A remarkable figure who has successfully given this question global visibility in recent years is a Congolese-born, pan-Africanist, Mwazulu Diyabanza, who has staged dramatic protests in European museums. During 2020-21, Diyabanza entered institutions such as the Musée du Quai Branly in Paris and the erstwhile Afrika Museum in The Netherlands, attempting to pick up and take away African artefacts in full view of visitors. These acts, filmed by his accompanying associates and circulated online, were deliberately and carefully staged to resemble both political theatre and direct action. Diyabanza declared that he was not stealing but reclaiming what was stolen, framing his actions as a moral intervention against the enduring effects of colonial looting. In all cases, he was arrested within the museum building and released with relatively minor fines, but in one case he faced litigation and a brief incarceration, in none other than Paris, in a high-profile case where his lawyer said — memorably — that it was not his client but the history of European imperialism that was on trial. Diyabanza was again released with an admonition, but not before his protests had forced museums to reckon with an uncomfortable visibility of their silent complicity in narratives of conquest and domination.

The perpetrators of the recent Louvre heist — bereft of the moral high ground claimed by Diyabanza’s ceremonial and performative attempts at reclamation or restitution — stand on the wrong side of history, having been slapped with the more easily criminalisable charge of ‘commodity theft’. It also helps that they belong largely to the Parisian underclass — almost analogous to the sans-culottes of Revolutionary France — where the glamourised semantics of ‘art theft’ and ‘restitution’ don’t penetrate. However, it’s hard to miss the irony that the prime suspect is a native of Algeria from where, during French colonial rule from 1830 to 1962, the authorities expropriated religious endowments and seized manuscripts, artworks, and artefacts that populate French museums even today. To give just two examples, the sabres belonging to Emir Abdelkader, the emblematic, 19th-century leader of the Algerian resistance to the French conquest, lie confined inside the Château de l’Empéri in Salon-de-Provence, southern France, while many priceless Islamic manuscripts seized from his library are preserved in the Château de Chantilly. And the skulls of 24 Algerian freedom fighters decapitated in 1849 for resisting French colonial forces were taken to France as war trophies and stored in the Museum of Man in Paris till 2020 when they were repatriated to Algeria after a decade of intense lobbying by Algerian politicians and historians, and, finally, given a burial near Algiers.

But the past can hardly be buried, and I cite these examples to emphasise the point that the very idea of the museum as a neutral custodian of humanity’s treasures is complicated beyond measure.

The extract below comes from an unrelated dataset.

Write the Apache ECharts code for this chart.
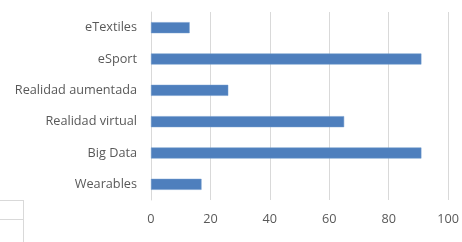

If the modern museum was born out of the Enlightenment and Empire, then its decolonisation demands more than token repatriations. It requires a drastic rethinking of how collections are narrated, how provenance is disclosed, and how partnerships with source communities are structured. The spectacular nine minutes of an October morning in Paris and its aftermath remind us again that museums are intensely contested spaces where histories of violence and possession converge. Much more than the semantic binary of ‘art theft’ and ‘commodity theft’, it messes up the fragile boundary between admiration and appropriation, conservation and control. As the accused face trial, it pays to remember that — viewed through the lens of Empire — the greatest art thefts in history were ‘legal’, sanctioned by conquest and celebrated as civilisational achievements.